A year later, she observed with mounting alarm that many new independent films were starting to become available almost immediately to home viewers as part of on-demand cable television packages — cutting into another niche area of her programming.
But the most damaging industry change occurred a little more than a year ago, she said, when major studios — including Sony, Fox and Warner Brothers — began to insist that theaters host longer and exclusive runs of blockbuster films and pay higher percentages of the box-office take for the privilege of doing so.
“It’s a complicated system,” Wolcott said, “where the studio wins no matter what you do.”
Under the new rules, Wolcott must return 65 to 90 percent of her ticket proceeds to the film studios for most first-run films. At the same time, she’s also responsible for paying taxes on the entire amount of each ticket sale, despite the fact that she only keeps a small fraction of the gate price.
She has also been required to promise studios that she’ll program only one film at a time and keep the film running in her theater for as long as three weeks — a losing proposition for an Island with a finite movie-going population.
That means if a new, R-rated action film is playing in Vashon Theatre, Wolcott can’t appeal to a different demographic by programming a children’s film at the same time.
“When I started, I was playing eight movies a month,” she said. “Now I’m playing three or four.”
While movie theaters all over the country have been reeling from the new fees and restrictions, the hardest hit have been places like Vashon Theatre, single-screen theaters located in small towns.
Rocky Friedman lives in Port Townsend, where he is part owner and full-time programmer of the jewel box-sized Rose Theatre, a two-screen venue with 158 seats in one theater and 83 in the other.
“It’s just a harder market out there,” Friedman said. “Films that did $5,000 a few years ago are now doing $3,000. Movies just don’t hold the place in our culture they used to.”
Friedman said the Rose Theatre survives because he only programs a few blockbuster films each year and concentrates the rest of the time on showing independent, archival and art house fare, which costs much less than blockbuster films.
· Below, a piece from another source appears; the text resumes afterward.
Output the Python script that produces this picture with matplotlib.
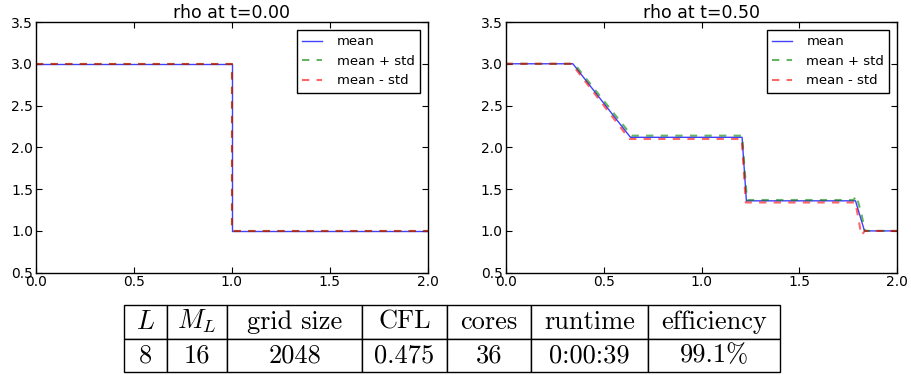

Friedman also books live events at the Rose, including touring productions of the Metropolitan Opera and the National Theatre of London.
And he aggressively promotes his films by sending out an e-mail newsletter to 4,500 subscribers every week.
“You have to be innovative and creative about this,” Friedman said. “I look at every movie and think, ‘what group will this appeal to?’ And then I contact them.”
Another film programmer, T.J. Saddis, who works at the historic 260-seat Lynwood Theatre on Bainbridge Island, said she has also seen a decrease in attendance at her theater.
“We’re down by a significant amount,” she said, but added that the Lynwood doesn’t show blockbuster films at all. Instead, it offers only independent, foreign and documentary films, supplementing its schedule with special events.
Wolcott said she doesn’t want to turn Vashon Theatre into an art house, because she knows Islanders appreciate having the chance to see blockbuster films without having to take a ferry ride.
What’s more, she said, there’s a Catch-22 in presenting less expensive and less well-known independent and foreign films: Fewer people would come out to see them.
The big crowds that show up for blockbuster films buy a lot of concessions, providing her with enough of a profit to pay her eight part-time employees, she added.
But the margin is razor-thin, she acknowledged.
Right now, she isn’t paying herself for her more than full-time work at the theater, relying on her husband’s income as a fire chief in West Seattle to keep her family afloat. She’s also had to dip into a line of credit on her Seattle home to cover some of the theater’s operating expenses, a debt she hopes to pay off soon.
Still, she said, she is always looking for ways to diversify Vashon Theatre’s offerings in order to turn a higher profit and keep the theater’s doors open.
“My motto has been to do a lot of different things,” she said, pointing out that the theater has become one of the most popular spots in town for childrens’ birthday parties.
Wolcott regularly programs independent films, documentaries and traveling programs from film festivals, as well as concerts and other live events.
She pointed to an upcoming event — a Michael Jackson sing-a-long, complete with vintage film and television footage, coming up later this month — as an example of the kind of programming she’d like to do more often.
Wolcott is also excited that well-known Hollywood screenwriters Robin Swicord and Nicholas Kazan will come to the theater later this winter to give lectures and host screenings of some of their films.
She hopes to come up with other innovative ideas, and to that end, she regularly has brainstorming sessions with members of Vashon Film Society, a nonprofit group formed in the mid-1990s to support the theater and promote film-going on the Island.
She also intends to keep opening up the theater for free community events, including two in December — the community caroling sing-a-long, and her annual holiday gift to the Island, a free screening of “It’s a Wonderful Life.”
And much like George Bailey, the protagonist played by Jimmy Stewart in that classic film, Wolcott has a generous community spirit that is being repaid in hard times.
Last week, she said, Islanders showed up in droves after learning about the burglary by word of mouth and via e-mail blasts from Vashon Film Society.
“People have been dropping off donations, and buying gift cards for their holiday guests,” Wolcott said. “I’m so grateful to be a part of this community.”
She also said she has already been able to replace her stolen digital projector and is ready to resume hosting birthday parties and special screenings.
“We scrambled as fast as we could,” she said. “We’re back in business.”